The first of the Insys Therapeutics executives found guilty of violating the Racketeer Influenced and Corrupt Organizations Act in May 2019 has been sentenced.
The first of the Insys Therapeutics executives found guilty of violating the Racketeer Influenced and Corrupt Organizations (RICO) Act in May 2019 has been sentenced. Michael J. Gurry, the former Vice President of Managed Markets, was sentenced to 33 months in federal prison on Monday.
In May, Gurry, along with former Chief Executive Officer John Kapoor; Richard M. Simon, the former National Director of Sales; Sunrise Lee, a former Regional Sales Director; and Joseph A. Rowan, a former Regional Sales Director; were found guilty of violating the RICO act, for their role in orchestrating kickback schemes to encourage doctors to boost prescriptions of Subsys, a powerful pain killer. The RICO act is a statute typically used to take on organized crime but in the case of Insys, the government thought it was the appropriate route to go considering the widespread and, now infamous in the realm of pharma marketing and sales, tactics used to boost the sales of Subsys. As BioSpace previously reported, the Insys executives were found guilty of conspiring to bribe physicians to encourage them to prescribe Subsys, a powerful fentanyl-based pain medication, to patients often when medically unnecessary. Subsys was approved to treat the pain many cancer patients exhibit but the Insys team sought to exploit physicians who would be willing to prescribe the medication in a more generous fashion.
That part though was later struck down. This fall, the federal judge who oversaw the case, Allison Burroughs, said the evidence had been insufficient to prove that conclusion that the executives had intended to have physicians prescribe Subsys when it was not needed, NPR, reported. Despite that change in the case, the Insys executives were still guilty of fraud and were denied another trial, according to the report.
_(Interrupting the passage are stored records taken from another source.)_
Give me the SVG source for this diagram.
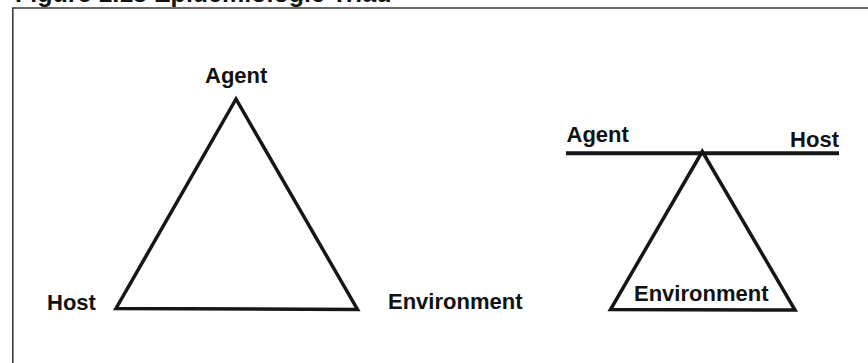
<svg xmlns="http://www.w3.org/2000/svg" width="868" height="363" viewBox="0 0 868 363">
  <style>
    .lbl { font-family: "Liberation Sans", Arial, sans-serif; font-weight: bold; font-size: 22px; fill: #111; }
    .title { font-family: "Liberation Sans", Arial, sans-serif; font-weight: bold; font-size: 25px; fill: #111; }
    .tri { fill: none; stroke: #161616; stroke-width: 3.5; stroke-linejoin: miter; stroke-miterlimit: 10; }
    .frame { fill: none; stroke: #3a3a3a; stroke-width: 1.6; }
  </style>
  <rect x="0" y="0" width="868" height="363" fill="#ffffff"/>
  <g id="title">
    <text class="title" x="15" y="2">Figure 1.13  Epidemiologic Triad</text>
  </g>
  <g id="frame">
    <path class="frame" d="M12.8,363 V8 H868"/>
  </g>
  <g id="triad-left">
    <polygon class="tri" points="236,99 116,308.5 357.5,309.5"/>
    <text id="left-agent" class="lbl" x="205" y="83">Agent</text>
    <text id="left-host" class="lbl" x="47" y="310">Host</text>
    <text id="left-environment" class="lbl" x="388" y="309">Environment</text>
  </g>
  <g id="triad-right">
    <line x1="566" y1="153.3" x2="839" y2="153.3" stroke="#161616" stroke-width="4"/>
    <polygon class="tri" points="702.3,151.5 610.5,309.5 795,310"/>
    <text id="right-agent" class="lbl" x="566.5" y="141.5">Agent</text>
    <text id="right-host" class="lbl" x="839" y="146.5" text-anchor="end">Host</text>
    <text id="right-environment" class="lbl" x="634" y="301">Environment</text>
  </g>
</svg>
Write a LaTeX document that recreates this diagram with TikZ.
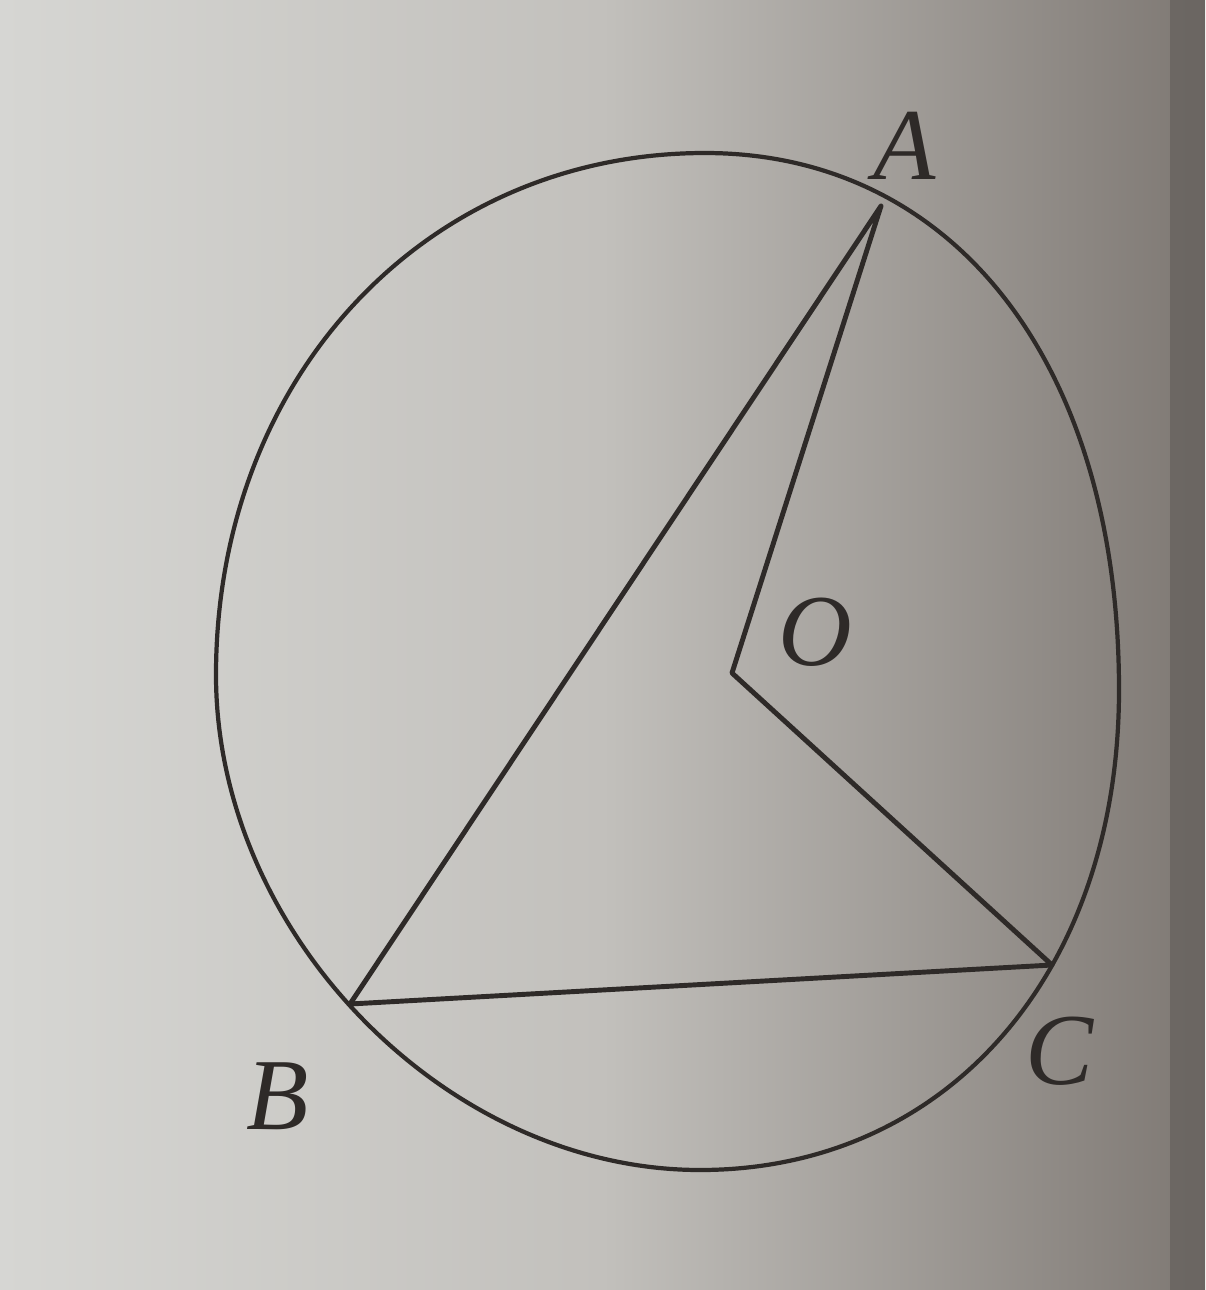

Not were the executives found guilty of bribing these physicians with funding that was referred to as “speaker fees,” the executives were found guilty of trying to defraud health insurance providers who were reluctant to approve payment for the drug when it was prescribed for non-cancer patients. As was previously reported, the executives misled insurers regarding the true diagnosis of a patient in order to get approval for Subsys.
Throughout the trial, sordid details of the methods used to persuade the prescribers were brought to light, including having an Insys sales manager perform a lap dance at a Chicago strip club for a doctor the company was trying to woo. Jurors were also introduced to a video from a 2015 sales conference of sales associates dancing with a giant bottle of the addictive fentanyl-based Subsys in a rap music video.
The remaining Insys executives are expected to be sentenced over the next two weeks and conclude by Jan. 23. Kapoor’s sentencing is slated for Jan. 23, NPR reported and federal prosecutors are hoping he will be handed 15 years in prison. The government is also seeking six to 10 years for the other executives but with the 33 months that Gurry received, that may be more in line with the remaining sentences handed down.
Since the executives were found guilty, Insys Therapeutics has been unable to shake off the dark shadows of its past leadership team. In July, the company filed for bankruptcy after agreeing to pay about $225 million in fines to the federal government over the fraudulent marketing schemes. The company entered into bankruptcy protection in order to facilitate the sale of all of the company’s assets.
Arizona-based Insys isn’t the only company that may have criminal charges filed against executives. In April, the government filed criminal charges against executives at the Rochester Drug Co-Operative, Inc. (RDC), one of the 10 largest pharmaceutical distributors in the United States for their roles in distributing opioid medications. According to the government charges, from 2012 through March 2017, RDC violated federal narcotics laws by distributing dangerous, highly addictive opioids to pharmacy customers that it knew were being sold and used illicitly. Executives from the now-shuttered Miami-Luken, a pharmaceutical distributor, has also had criminal charges brought against them.
In November, the federal government hinted at the possibility of brining criminal charges against companies that helped create and foment the opioid crisis. Companies, such as Johnson & Johnson and Teva, are facing questions in a criminal probe regarding their marketing distribution practices related to the sale of opioids. These companies, along with numerous others, have been embroiled in multiple civil trials that have already seen several multi-million dollar settlements. In July 2019, information from a federal database showed that 76 billion opioid pills were sold in the United States between 2006 and 2012.